● **EXERCISE INSTRUCTIONS**
Extract each line of the material that follows exactly and omit its pictures.

● **DATA SEGMENT**
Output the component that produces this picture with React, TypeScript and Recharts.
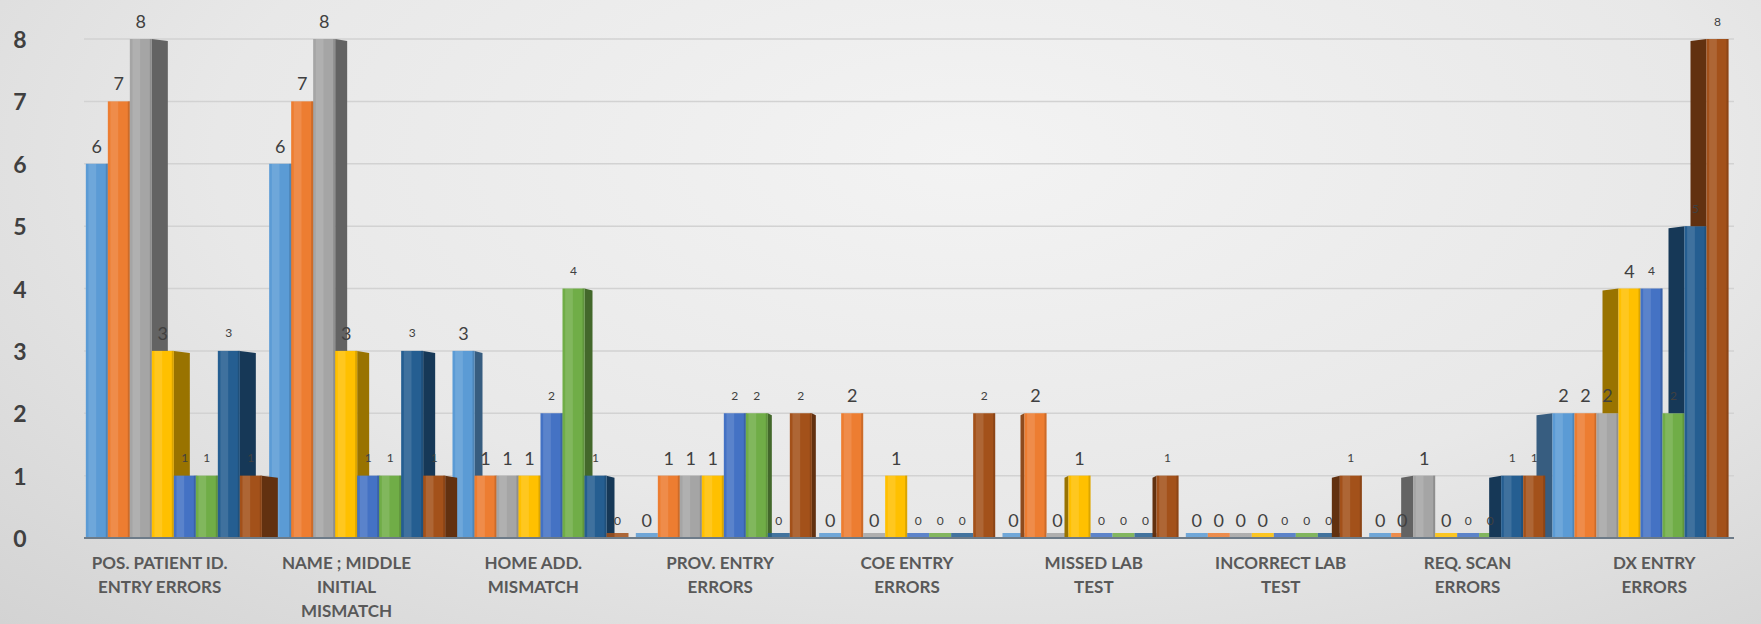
import React from "react";
import { BarChart, Bar, XAxis, YAxis, CartesianGrid, LabelList } from "recharts";

// error categories along the x axis
const categories = [
  "POS. PATIENT ID.\nENTRY ERRORS",
  "NAME ; MIDDLE\nINITIAL\nMISMATCH",
  "HOME ADD.\nMISMATCH",
  "PROV. ENTRY\nERRORS",
  "COE ENTRY\nERRORS",
  "MISSED LAB\nTEST",
  "INCORRECT LAB\nTEST",
  "REQ. SCAN\nERRORS",
  "DX ENTRY\nERRORS",
];

// counts per series, one value per category
const set1 = [6, 6, 3, 0, 0, 0, 0, 0, 2];
const set2 = [7, 7, 1, 1, 2, 2, 0, 0, 2];
const set3 = [8, 8, 1, 1, 0, 0, 0, 1, 2];
const set4 = [3, 3, 1, 1, 1, 1, 0, 0, 4];
const set5 = [1, 1, 2, 2, 0, 0, 0, 0, 4];
const set6 = [1, 1, 4, 2, 0, 0, 0, 0, 2];
const set7 = [3, 3, 1, 0, 0, 0, 0, 1, 5];
const set8 = [1, 1, 0, 2, 2, 1, 1, 1, 8];

const yTicks = [0, 1, 2, 3, 4, 5, 6, 7, 8];

const seriesKeys = ["set1", "set2", "set3", "set4", "set5", "set6", "set7", "set8"];
const seriesValues = [set1, set2, set3, set4, set5, set6, set7, set8];
const seriesColors = ["#5B9BD5", "#ED7D31", "#A5A5A5", "#FFC000", "#4472C4", "#70AD47", "#255E91", "#A3511A"];

const data = categories.map((category, i) => {
  const row: any = { category };
  seriesKeys.forEach((k, s) => (row[k] = seriesValues[s][i]));
  return row;
});

const shade = (hex: string, f: number) => {
  const n = parseInt(hex.slice(1), 16);
  const c = (v: number) => Math.max(0, Math.min(255, Math.round(v * f)));
  return `rgb(${c((n >> 16) & 255)},${c((n >> 8) & 255)},${c(n & 255)})`;
};

// fake perspective: categories left of the middle show a right side face,
// categories right of it show a left side face
const mid = (categories.length - 1) / 2;
const depthOf = (i: number) => Math.abs(i - mid) * 4;

const makeShape = (s: number) => (props: any) => {
  const { x, y, width, height, index, payload } = props;
  const color = seriesColors[s];
  const side = shade(color, 0.6);
  const base = y + height;
  const v = payload[seriesKeys[s]];
  const dir = index < mid ? 1 : index > mid ? -1 : 0;
  const d = depthOf(index);

  if (!v) {
    // empty bar: just its footprint on the floor
    return <rect x={x} y={base - 5} width={width} height={5} fill={color} opacity={0.85} />;
  }

  let sideFace = null;
  if (dir === 1) {
    const pts = `${x + width},${y} ${x + width + d},${y + 2} ${x + width + d},${base} ${x + width},${base}`;
    sideFace = <polygon points={pts} fill={side} />;
  } else if (dir === -1) {
    // the bar on the left hides the lower part of this face
    const pv = s > 0 ? payload[seriesKeys[s - 1]] : 0;
    const prevTop = base - (pv * height) / v;
    if (prevTop > y + 1) {
      const pts = `${x},${y} ${x - d},${y + 2} ${x - d},${prevTop} ${x},${prevTop}`;
      sideFace = <polygon points={pts} fill={side} />;
    }
  }

  return (
    <g>
      {sideFace}
      <rect x={x} y={y} width={width} height={height} fill={color} />
      <rect x={x + width * 0.12} y={y} width={width * 0.35} height={height} fill="#ffffff" opacity={0.12} />
      <rect x={x + width - 2} y={y} width={2} height={height} fill={side} opacity={0.35} />
    </g>
  );
};

const makeLabel = (s: number) => (props: any) => {
  const vb = props.viewBox || props;
  const { x, y, width } = vb;
  return (
    <text
      x={x + width / 2}
      y={y - 18}
      textAnchor="middle"
      dominantBaseline="central"
      fontFamily="Lato, sans-serif"
      fontSize={s < 4 ? 18 : 12}
      fill="#404040"
    >
      {props.value}
    </text>
  );
};

const CategoryTick = (props: any) => {
  const { x, y, payload, index } = props;
  const lines = String(payload.value).split("\n");
  const shift = (index - mid) * 3.5 - 2;
  return (
    <text
      x={x + shift}
      y={y}
      textAnchor="middle"
      fontFamily="Lato, sans-serif"
      fontWeight={700}
      fontSize={17}
      fill="#595959"
    >
      {lines.map((line, i) => (
        <tspan key={i} x={x + shift} dy={i === 0 ? 31 : 24}>
          {line}
        </tspan>
      ))}
    </text>
  );
};

const ValueTick = (props: any) => {
  const { y, payload } = props;
  return (
    <text x={20} y={y} textAnchor="middle" dominantBaseline="central" fontFamily="Lato, sans-serif" fontWeight={700} fontSize={23} fill="#404040">
      {payload.value}
    </text>
  );
};

export default function App() {
  return (
    <div
      style={{
        position: "absolute",
        left: 0,
        top: 0,
        width: 1761,
        height: 624,
        background: "radial-gradient(ellipse at 55% 25%, #f3f3f3 0%, #e8e8e8 55%, #d3d3d3 100%)",
      }}
    >
      <BarChart
        width={1761}
        height={624}
        data={data}
        margin={{ top: 39, right: 27, bottom: 0, left: 0 }}
        barCategoryGap="1%"
        barGap={0}
      >
        <CartesianGrid vertical={false} stroke="#d2d2d2" strokeWidth={1.5} />
        <XAxis
          dataKey="category"
          height={86}
          interval={0}
          tickLine={false}
          tickSize={0}
          tickMargin={0}
          axisLine={{ stroke: "#6d7b88", strokeWidth: 2 }}
          tick={<CategoryTick />}
        />
        <YAxis
          domain={[0, 8]}
          ticks={yTicks}
          width={84}
          axisLine={false}
          tickLine={false}
          tick={<ValueTick />}
        />
        {seriesKeys.map((k, s) => (
          <Bar key={k} dataKey={k} shape={makeShape(s)} isAnimationActive={false}>
            <LabelList dataKey={k} content={makeLabel(s)} />
          </Bar>
        ))}
      </BarChart>
    </div>
  );
}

● **ANSWER TO THIS PROBLEM**
Output the component that produces this picture with React, TypeScript and Recharts.
import React from "react";
import { BarChart, Bar, XAxis, YAxis, CartesianGrid, LabelList } from "recharts";

// error categories along the x axis
const categories = [
  "POS. PATIENT ID.\nENTRY ERRORS",
  "NAME ; MIDDLE\nINITIAL\nMISMATCH",
  "HOME ADD.\nMISMATCH",
  "PROV. ENTRY\nERRORS",
  "COE ENTRY\nERRORS",
  "MISSED LAB\nTEST",
  "INCORRECT LAB\nTEST",
  "REQ. SCAN\nERRORS",
  "DX ENTRY\nERRORS",
];

// counts per series, one value per category
const set1 = [6, 6, 3, 0, 0, 0, 0, 0, 2];
const set2 = [7, 7, 1, 1, 2, 2, 0, 0, 2];
const set3 = [8, 8, 1, 1, 0, 0, 0, 1, 2];
const set4 = [3, 3, 1, 1, 1, 1, 0, 0, 4];
const set5 = [1, 1, 2, 2, 0, 0, 0, 0, 4];
const set6 = [1, 1, 4, 2, 0, 0, 0, 0, 2];
const set7 = [3, 3, 1, 0, 0, 0, 0, 1, 5];
const set8 = [1, 1, 0, 2, 2, 1, 1, 1, 8];

const yTicks = [0, 1, 2, 3, 4, 5, 6, 7, 8];

const seriesKeys = ["set1", "set2", "set3", "set4", "set5", "set6", "set7", "set8"];
const seriesValues = [set1, set2, set3, set4, set5, set6, set7, set8];
const seriesColors = ["#5B9BD5", "#ED7D31", "#A5A5A5", "#FFC000", "#4472C4", "#70AD47", "#255E91", "#A3511A"];

const data = categories.map((category, i) => {
  const row: any = { category };
  seriesKeys.forEach((k, s) => (row[k] = seriesValues[s][i]));
  return row;
});

const shade = (hex: string, f: number) => {
  const n = parseInt(hex.slice(1), 16);
  const c = (v: number) => Math.max(0, Math.min(255, Math.round(v * f)));
  return `rgb(${c((n >> 16) & 255)},${c((n >> 8) & 255)},${c(n & 255)})`;
};

// fake perspective: categories left of the middle show a right side face,
// categories right of it show a left side face
const mid = (categories.length - 1) / 2;
const depthOf = (i: number) => Math.abs(i - mid) * 4;

const makeShape = (s: number) => (props: any) => {
  const { x, y, width, height, index, payload } = props;
  const color = seriesColors[s];
  const side = shade(color, 0.6);
  const base = y + height;
  const v = payload[seriesKeys[s]];
  const dir = index < mid ? 1 : index > mid ? -1 : 0;
  const d = depthOf(index);

  if (!v) {
    // empty bar: just its footprint on the floor
    return <rect x={x} y={base - 5} width={width} height={5} fill={color} opacity={0.85} />;
  }

  let sideFace = null;
  if (dir === 1) {
    const pts = `${x + width},${y} ${x + width + d},${y + 2} ${x + width + d},${base} ${x + width},${base}`;
    sideFace = <polygon points={pts} fill={side} />;
  } else if (dir === -1) {
    // the bar on the left hides the lower part of this face
    const pv = s > 0 ? payload[seriesKeys[s - 1]] : 0;
    const prevTop = base - (pv * height) / v;
    if (prevTop > y + 1) {
      const pts = `${x},${y} ${x - d},${y + 2} ${x - d},${prevTop} ${x},${prevTop}`;
      sideFace = <polygon points={pts} fill={side} />;
    }
  }

  return (
    <g>
      {sideFace}
      <rect x={x} y={y} width={width} height={height} fill={color} />
      <rect x={x + width * 0.12} y={y} width={width * 0.35} height={height} fill="#ffffff" opacity={0.12} />
      <rect x={x + width - 2} y={y} width={2} height={height} fill={side} opacity={0.35} />
    </g>
  );
};

const makeLabel = (s: number) => (props: any) => {
  const vb = props.viewBox || props;
  const { x, y, width } = vb;
  return (
    <text
      x={x + width / 2}
      y={y - 18}
      textAnchor="middle"
      dominantBaseline="central"
      fontFamily="Lato, sans-serif"
      fontSize={s < 4 ? 18 : 12}
      fill="#404040"
    >
      {props.value}
    </text>
  );
};

const CategoryTick = (props: any) => {
  const { x, y, payload, index } = props;
  const lines = String(payload.value).split("\n");
  const shift = (index - mid) * 3.5 - 2;
  return (
    <text
      x={x + shift}
      y={y}
      textAnchor="middle"
      fontFamily="Lato, sans-serif"
      fontWeight={700}
      fontSize={17}
      fill="#595959"
    >
      {lines.map((line, i) => (
        <tspan key={i} x={x + shift} dy={i === 0 ? 31 : 24}>
          {line}
        </tspan>
      ))}
    </text>
  );
};

const ValueTick = (props: any) => {
  const { y, payload } = props;
  return (
    <text x={20} y={y} textAnchor="middle" dominantBaseline="central" fontFamily="Lato, sans-serif" fontWeight={700} fontSize={23} fill="#404040">
      {payload.value}
    </text>
  );
};

export default function App() {
  return (
    <div
      style={{
        position: "absolute",
        left: 0,
        top: 0,
        width: 1761,
        height: 624,
        background: "radial-gradient(ellipse at 55% 25%, #f3f3f3 0%, #e8e8e8 55%, #d3d3d3 100%)",
      }}
    >
      <BarChart
        width={1761}
        height={624}
        data={data}
        margin={{ top: 39, right: 27, bottom: 0, left: 0 }}
        barCategoryGap="1%"
        barGap={0}
      >
        <CartesianGrid vertical={false} stroke="#d2d2d2" strokeWidth={1.5} />
        <XAxis
          dataKey="category"
          height={86}
          interval={0}
          tickLine={false}
          tickSize={0}
          tickMargin={0}
          axisLine={{ stroke: "#6d7b88", strokeWidth: 2 }}
          tick={<CategoryTick />}
        />
        <YAxis
          domain={[0, 8]}
          ticks={yTicks}
          width={84}
          axisLine={false}
          tickLine={false}
          tick={<ValueTick />}
        />
        {seriesKeys.map((k, s) => (
          <Bar key={k} dataKey={k} shape={makeShape(s)} isAnimationActive={false}>
            <LabelList dataKey={k} content={makeLabel(s)} />
          </Bar>
        ))}
      </BarChart>
    </div>
  );
}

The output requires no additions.